Абсолютно нечем огорчаться! А вот что ты на здоровье жалуешься, мама, огорчает меня сильно. И теперь предпраздничная уборка эта3, а потом экзамены девочек, и хуже всего — переезд! Ради Бога, плюнь на это все. Мне бы очень хотелось порадовать чем-нибудь тебя. Я думал: отказаться от поездки в Ташкент? Но это было бы глупо с моей стороны.
Как мало было бы для тебя, мама, толку в том, что я стал бы, чтобы радовать тебя, “не делать” того или другого, и этим все бы ограничилось. Мне кажется, гораздо разумнее будет, если в моем сознании наряду со многими другими картинами виденного, которые можно всегда использовать, — будет и Ферганская область, очень любопытная и живописная, как привыкли думать все мы, судя по видам, воспроизведениям и т.д.
Пока еще не знаю, как распорядиться мне с вещами. Я просил ведь Збарского не брать сюда ни книг, ни нот в случае, если он в Вильве не останется. Он еще не приехал, но по словам его брата, видавшегося с ним в Москве, у новых владельцев4 Збарский не останется. Жаль, что он забыл о моей просьбе и что милые, бедные ноты и книги вскоре должны будут вернуться назад, к вам домой. Все это, повторяю, не решено еще. На-днях напишу больше. Крепко всех целую и еще раз спасибо за все. Фанни Николаевна очень благодарит за конфекты.

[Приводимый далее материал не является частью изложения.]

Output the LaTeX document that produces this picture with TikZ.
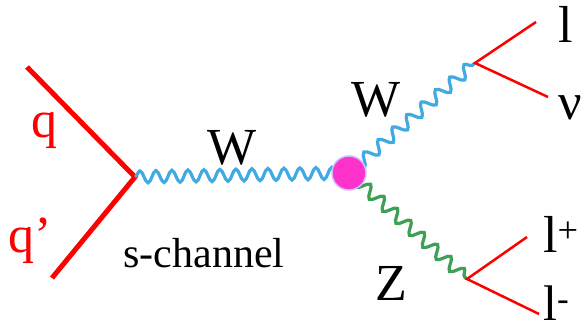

Лида, тебе грустно, что обезьянка здесь?5 Всем во всем желаю успеха. Живу скорым близящимся свиданием с вами.
Боря.
1 Яков Ильич Збарский (погиб в 1918 году на Урале).
2 В Ташкенте в это время у своей сестры Зинаиды жила Надежда Михайловна Синякова, отношения с которой Бориса Пастернака очень огорчали его родителей.
3 Имеется в виду подготовка к Пасхе.
4 Новый владелец заводов — некий Анреп из Петербурга, — возможно, — отец художника Бориса Васильевича Анрепа, дружившего с Анной Ахматовой.
5 Лидина обезьянка была подарена Элику Збарскому (см. начало письма).